§ EXERCISE: Every line of the listing must be reproduced as it stands. Leave the images behind.

§ RECORDED INFORMATION:
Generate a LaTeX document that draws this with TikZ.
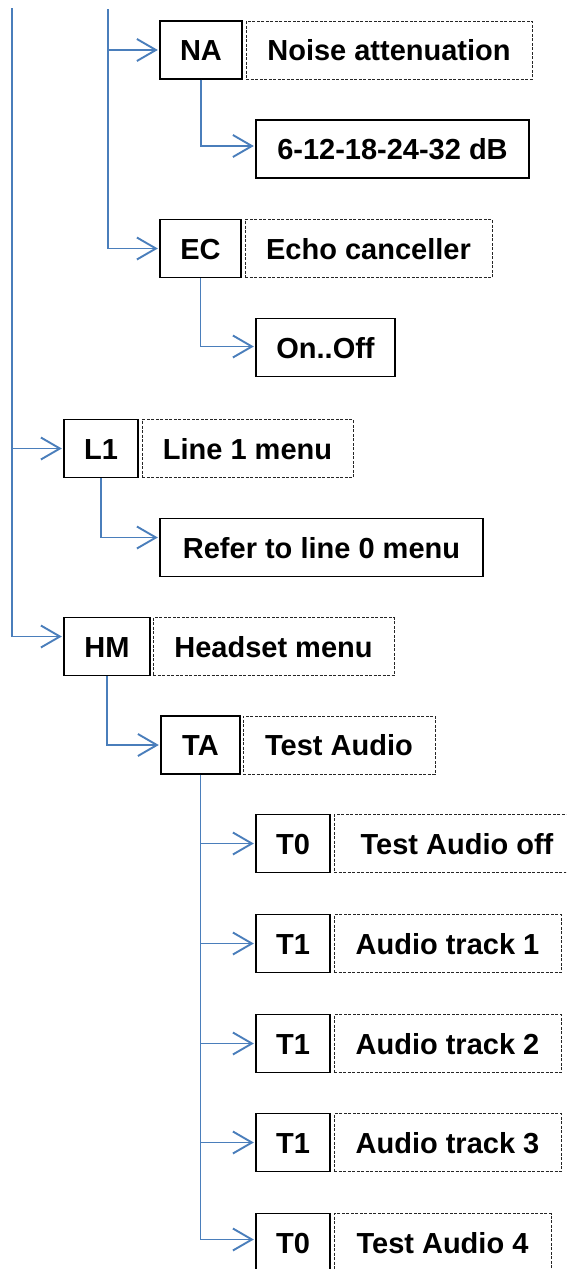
\documentclass[tikz,border=0pt]{standalone}
\usepackage{fontspec}
\setmainfont{Liberation Sans}
\usetikzlibrary{arrows.meta}
\definecolor{conblue}{HTML}{4A7EBB}
\begin{document}
\begin{tikzpicture}[x=1pt,y=-1pt,
  box/.style={draw=black, line width=1.4pt, minimum height=58pt, inner sep=0pt,
    font=\fontsize{29}{34}\selectfont\bfseries, text height=21pt, text depth=0pt},
  dbox/.style={box, draw=black!85, line width=1pt, dash pattern=on 3pt off 1.5pt},
  conn/.style={draw=conblue, line width=1.9pt,
    -{Straight Barb[length=19pt,width=22pt]}, shorten >=1.5pt}]
\clip (0,0) rectangle (566,1269);
% nodes
\node[box, minimum width=82pt] (na) at (201,50) {NA};
\node[dbox, minimum width=286pt] (nad) at (389,50) {Noise attenuation};
\node[box, minimum width=273pt] (db) at (392.5,149) {6-12-18-24-32 dB};
\node[box, minimum width=81pt] (ec) at (200.5,248.5) {EC};
\node[dbox, minimum width=247pt] (ecd) at (368.5,248.5) {Echo canceller};
\node[box, minimum width=139pt] (onoff) at (325.5,347.5) {On..Off};
\node[box, minimum width=74pt] (l1) at (101,448.5) {L1};
\node[dbox, minimum width=211pt] (l1d) at (247.5,448.5) {Line 1 menu};
\node[box, minimum width=323pt] (refer) at (321.5,547.5) {Refer to line 0 menu};
\node[box, minimum width=86pt] (hm) at (107,646.5) {HM};
\node[dbox, minimum width=241pt] (hmd) at (273.5,646.5) {Headset menu};
\node[box, minimum width=79pt] (ta) at (200.5,745) {TA};
\node[dbox, minimum width=192pt] (tad) at (339,745) {Test Audio};
\node[box, minimum width=74pt] (t0a) at (293,843.5) {T0};
\node[dbox, minimum width=246pt] (t0ad) at (457,843.5) {Test Audio off};
\node[box, minimum width=74pt] (t1a) at (293,943.5) {T1};
\node[dbox, minimum width=227pt] (t1ad) at (447.5,943.5) {Audio track 1};
\node[box, minimum width=74pt] (t1b) at (293,1043.5) {T1};
\node[dbox, minimum width=227pt] (t1bd) at (447.5,1043.5) {Audio track 2};
\node[box, minimum width=74pt] (t1c) at (293,1142.5) {T1};
\node[dbox, minimum width=227pt] (t1cd) at (447.5,1142.5) {Audio track 3};
\node[box, minimum width=74pt] (t0b) at (293,1242.5) {T0};
\node[dbox, minimum width=217pt] (t0bd) at (442.5,1242.5) {Test Audio 4};
% free ends of the lines coming from above
\coordinate (topA) at (12,8);
\coordinate (topB) at (108,9);
% connectors
\draw[conn] (topB) |- (ec.west);
\draw[conn] (topB |- na.west) -- (na.west);
\draw[conn] (na.south) |- ([yshift=3pt]db.west);
\draw[conn] (ec.south) |- ([yshift=1pt]onoff.west);
\draw[conn] (topA) |- ([yshift=10pt]hm.west);
\draw[conn] (topA |- l1.west) -- (l1.west);
\draw[conn] (l1.south) |- ([yshift=10pt]refer.west);
\draw[conn] (hm.south) |- (ta.west);
\draw[conn] (ta.south) |- ([yshift=3pt]t0b.west);
\draw[conn] (ta.south |- t0a.west) -- (t0a.west);
\draw[conn] (ta.south |- t1a.west) -- (t1a.west);
\draw[conn] (ta.south |- t1b.west) -- (t1b.west);
\draw[conn] (ta.south |- t1c.west) -- (t1c.west);
\end{tikzpicture}
\end{document}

§ FULL ANSWER:
Generate a LaTeX document that draws this with TikZ.
\documentclass[tikz,border=0pt]{standalone}
\usepackage{fontspec}
\setmainfont{Liberation Sans}
\usetikzlibrary{arrows.meta}
\definecolor{conblue}{HTML}{4A7EBB}
\begin{document}
\begin{tikzpicture}[x=1pt,y=-1pt,
  box/.style={draw=black, line width=1.4pt, minimum height=58pt, inner sep=0pt,
    font=\fontsize{29}{34}\selectfont\bfseries, text height=21pt, text depth=0pt},
  dbox/.style={box, draw=black!85, line width=1pt, dash pattern=on 3pt off 1.5pt},
  conn/.style={draw=conblue, line width=1.9pt,
    -{Straight Barb[length=19pt,width=22pt]}, shorten >=1.5pt}]
\clip (0,0) rectangle (566,1269);
% nodes
\node[box, minimum width=82pt] (na) at (201,50) {NA};
\node[dbox, minimum width=286pt] (nad) at (389,50) {Noise attenuation};
\node[box, minimum width=273pt] (db) at (392.5,149) {6-12-18-24-32 dB};
\node[box, minimum width=81pt] (ec) at (200.5,248.5) {EC};
\node[dbox, minimum width=247pt] (ecd) at (368.5,248.5) {Echo canceller};
\node[box, minimum width=139pt] (onoff) at (325.5,347.5) {On..Off};
\node[box, minimum width=74pt] (l1) at (101,448.5) {L1};
\node[dbox, minimum width=211pt] (l1d) at (247.5,448.5) {Line 1 menu};
\node[box, minimum width=323pt] (refer) at (321.5,547.5) {Refer to line 0 menu};
\node[box, minimum width=86pt] (hm) at (107,646.5) {HM};
\node[dbox, minimum width=241pt] (hmd) at (273.5,646.5) {Headset menu};
\node[box, minimum width=79pt] (ta) at (200.5,745) {TA};
\node[dbox, minimum width=192pt] (tad) at (339,745) {Test Audio};
\node[box, minimum width=74pt] (t0a) at (293,843.5) {T0};
\node[dbox, minimum width=246pt] (t0ad) at (457,843.5) {Test Audio off};
\node[box, minimum width=74pt] (t1a) at (293,943.5) {T1};
\node[dbox, minimum width=227pt] (t1ad) at (447.5,943.5) {Audio track 1};
\node[box, minimum width=74pt] (t1b) at (293,1043.5) {T1};
\node[dbox, minimum width=227pt] (t1bd) at (447.5,1043.5) {Audio track 2};
\node[box, minimum width=74pt] (t1c) at (293,1142.5) {T1};
\node[dbox, minimum width=227pt] (t1cd) at (447.5,1142.5) {Audio track 3};
\node[box, minimum width=74pt] (t0b) at (293,1242.5) {T0};
\node[dbox, minimum width=217pt] (t0bd) at (442.5,1242.5) {Test Audio 4};
% free ends of the lines coming from above
\coordinate (topA) at (12,8);
\coordinate (topB) at (108,9);
% connectors
\draw[conn] (topB) |- (ec.west);
\draw[conn] (topB |- na.west) -- (na.west);
\draw[conn] (na.south) |- ([yshift=3pt]db.west);
\draw[conn] (ec.south) |- ([yshift=1pt]onoff.west);
\draw[conn] (topA) |- ([yshift=10pt]hm.west);
\draw[conn] (topA |- l1.west) -- (l1.west);
\draw[conn] (l1.south) |- ([yshift=10pt]refer.west);
\draw[conn] (hm.south) |- (ta.west);
\draw[conn] (ta.south) |- ([yshift=3pt]t0b.west);
\draw[conn] (ta.south |- t0a.west) -- (t0a.west);
\draw[conn] (ta.south |- t1a.west) -- (t1a.west);
\draw[conn] (ta.south |- t1b.west) -- (t1b.west);
\draw[conn] (ta.south |- t1c.west) -- (t1c.west);
\end{tikzpicture}
\end{document}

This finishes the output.